Given your score I am guessing that this is probably less of an issue than the time management part. So on that, I agree with one of the other posters that you may need to try to read the passages a little differently and focus more on the big picture and the author’s purpose. You can’t do this for all of the passages (for example the fiction passages often require you to read the whole thing very closely), but for some of the passages, if you really focus on the beginning of the passage to get a good understanding of where the author is going then you can then skim over things further on in the passage since you will know WHY they are there. If you get questions about the specifics you can always go back and reread but understanding the purpose of function of things in the passage is the most important thing and will often really allow you to speed up once you have a sense of where the passage is going.

This post is already pretty long so I won’t go into detail about exactly how to do that, but I think Erica Meltzer’s book is probably the best at laying out some of these strategies.
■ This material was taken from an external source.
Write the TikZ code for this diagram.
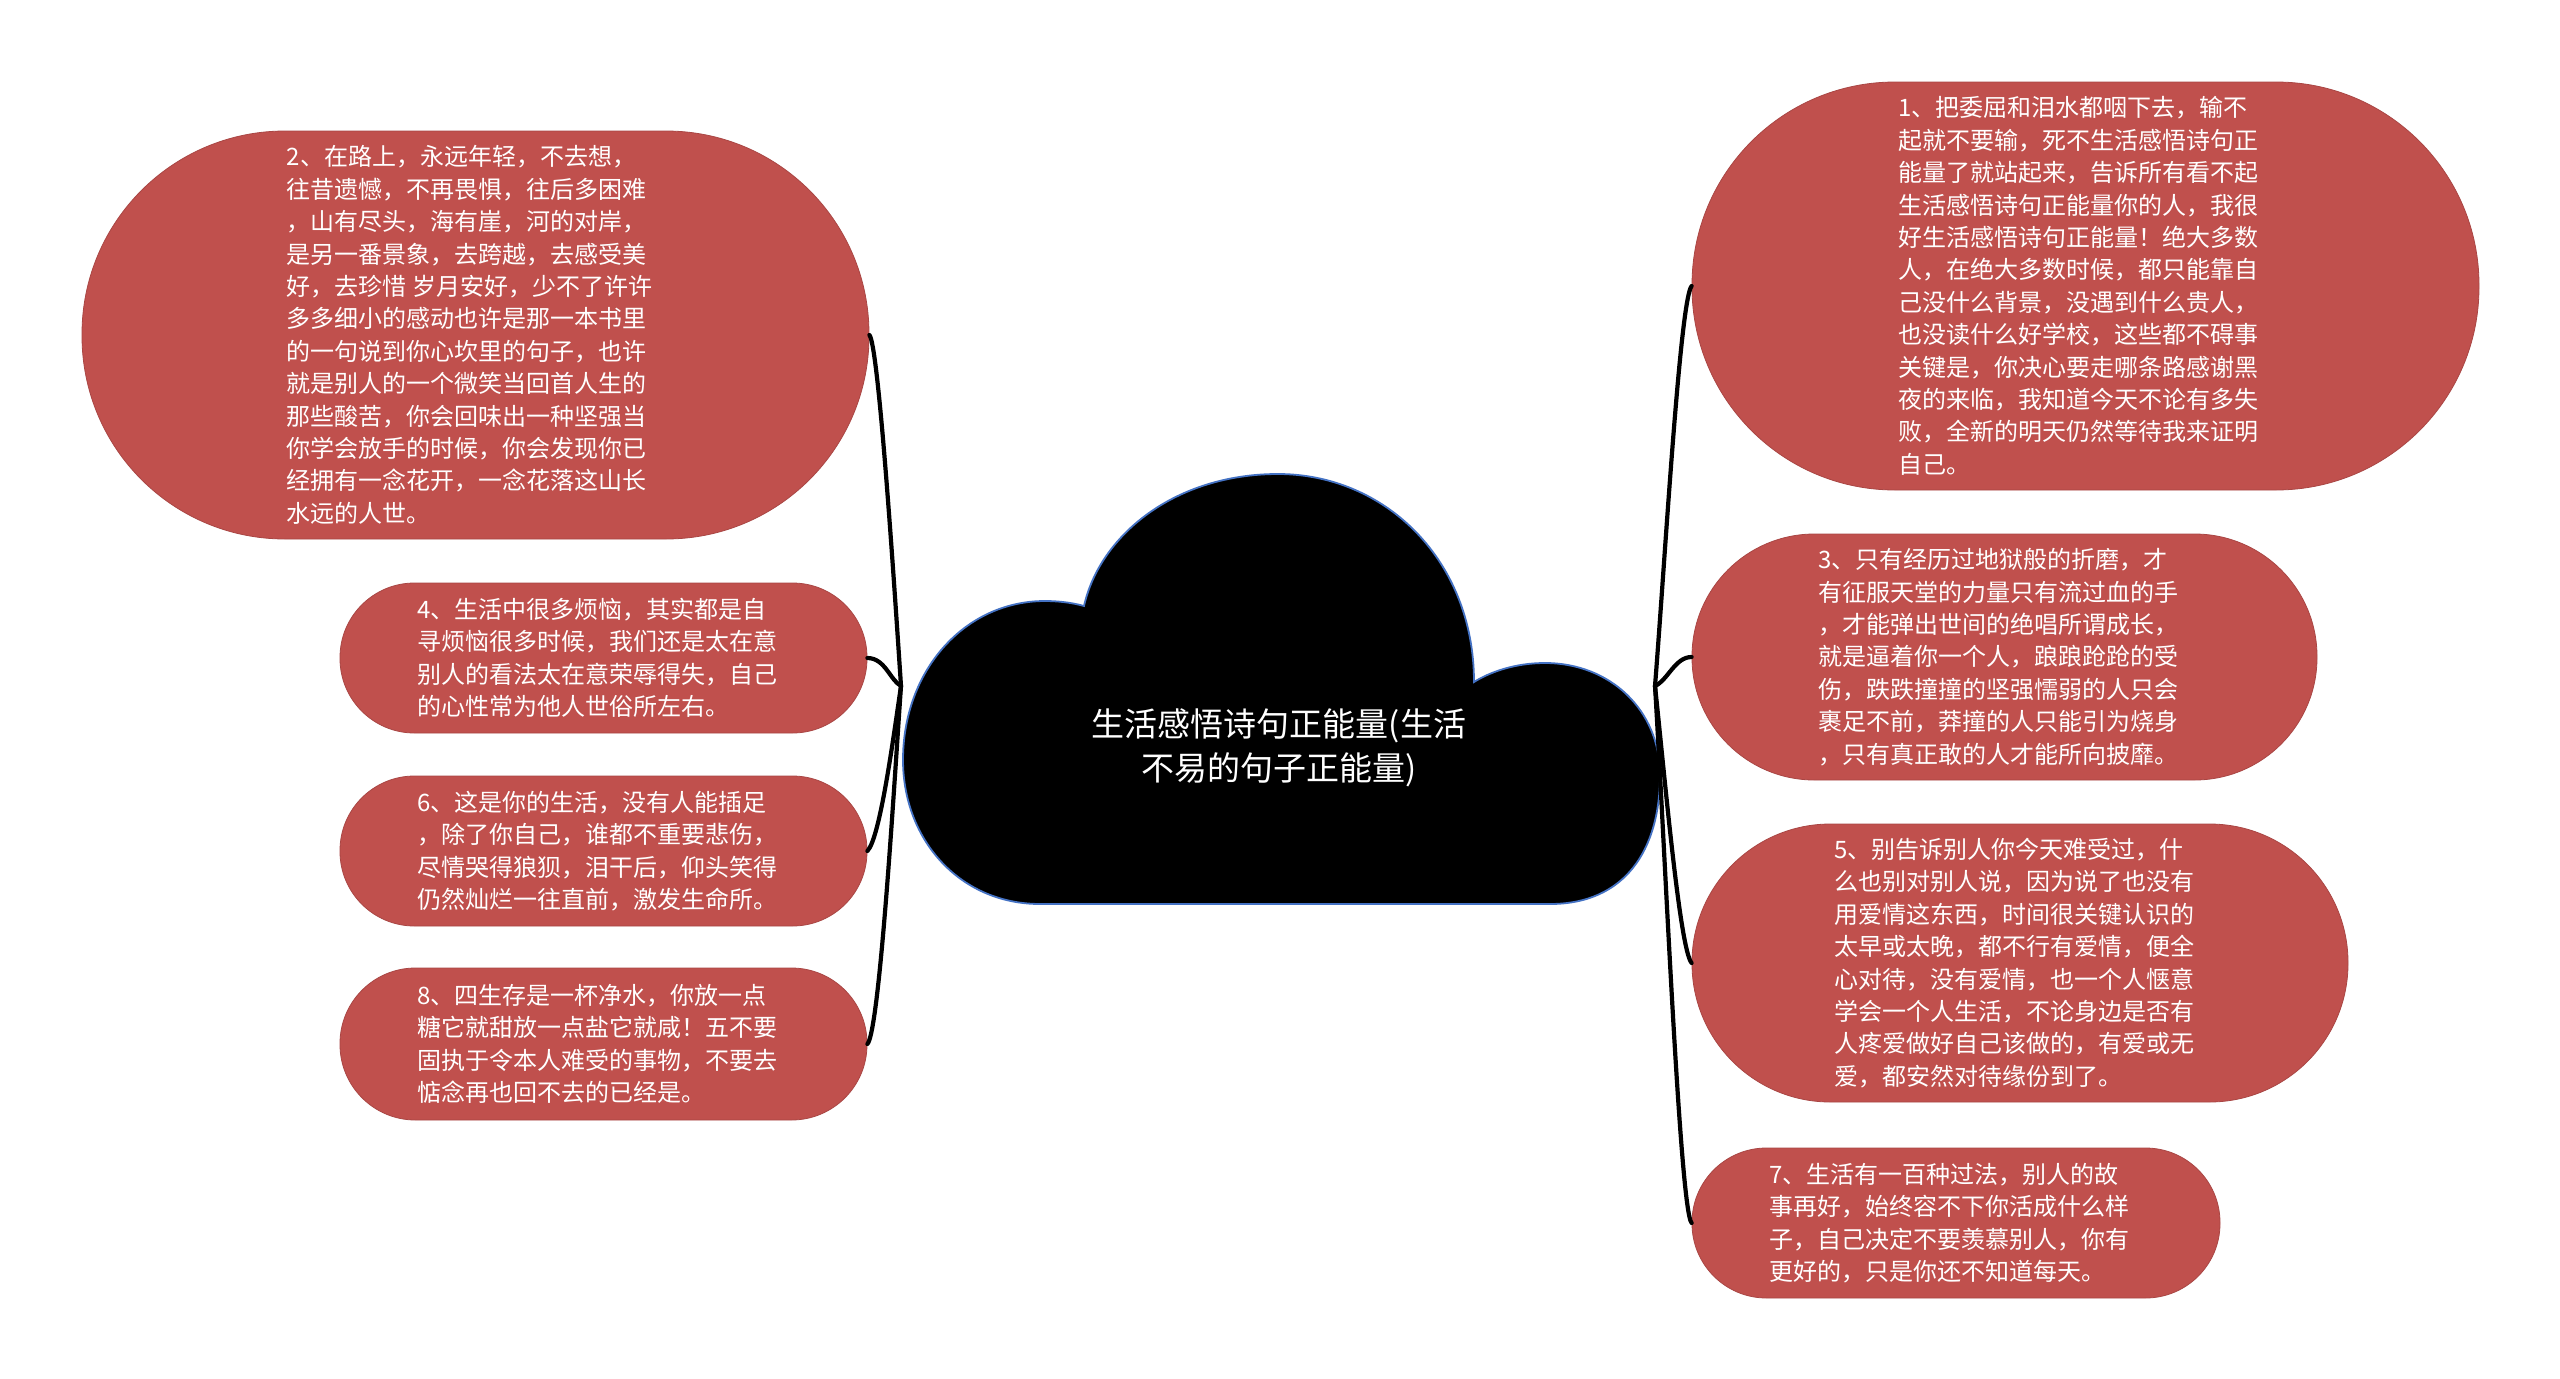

One more thing I would throw out there
not all of the CR sections end up being so tough time-wise. Often there is one section that has more SC’s and then maybe 3 passages including one that has a lot of questions to go with it. Usually for people that ends up being a lot easier than the one that has fewer SC’s and then 2 short passages and 2 medium to long passages. So pay attention to what the section looks like (scan ahead as soon as the section starts) and try to budget your time accordingly. And if there is one passage that looks much harder, maybe skip that one and deal with the one you are more comfortable with first and leave the harder one for last. And then if that harder passage has 1 or 2 killer questions, maybe skip those and come back at the end if you have time.

Hope this helps!

A good technique for critical reading can be found in the ies advanced practice series.

People who find the critical reading part unchallenging rarely understand why some end up facing two choices and having to guess. Just as it happens in the math section, there is always ONE answer that is better than all other choices. If a student has to guess in the math section, chances are that he or she missed an important clue or simply does not matter the basic knowledge. The same applies to the reading questions as two (or more) choices usually indicate an improper technique or understanding of the words.

This said, there are times that a reading question APPEARS to have more than one plausible answer when the reader relies on outside knowledge or overthinks the context of the passages. In other cases, the student DID eliminate the correct answer and is looking at two answers that are equally wrong! When two answers are very similar, chances are that both are wrong!

Just as for math, the answer for the lesser gifted student is to rely on practice and more practice with official tests. Lastly, I do NOT believe that time management is the main source for low scores. Struggling students will struggle with double the time if they do not improve their techniques.

As far as CR experts, I have yet to find someone who explains it better (and in simple terms) than Mike Barrett. But that is just a personal opinion.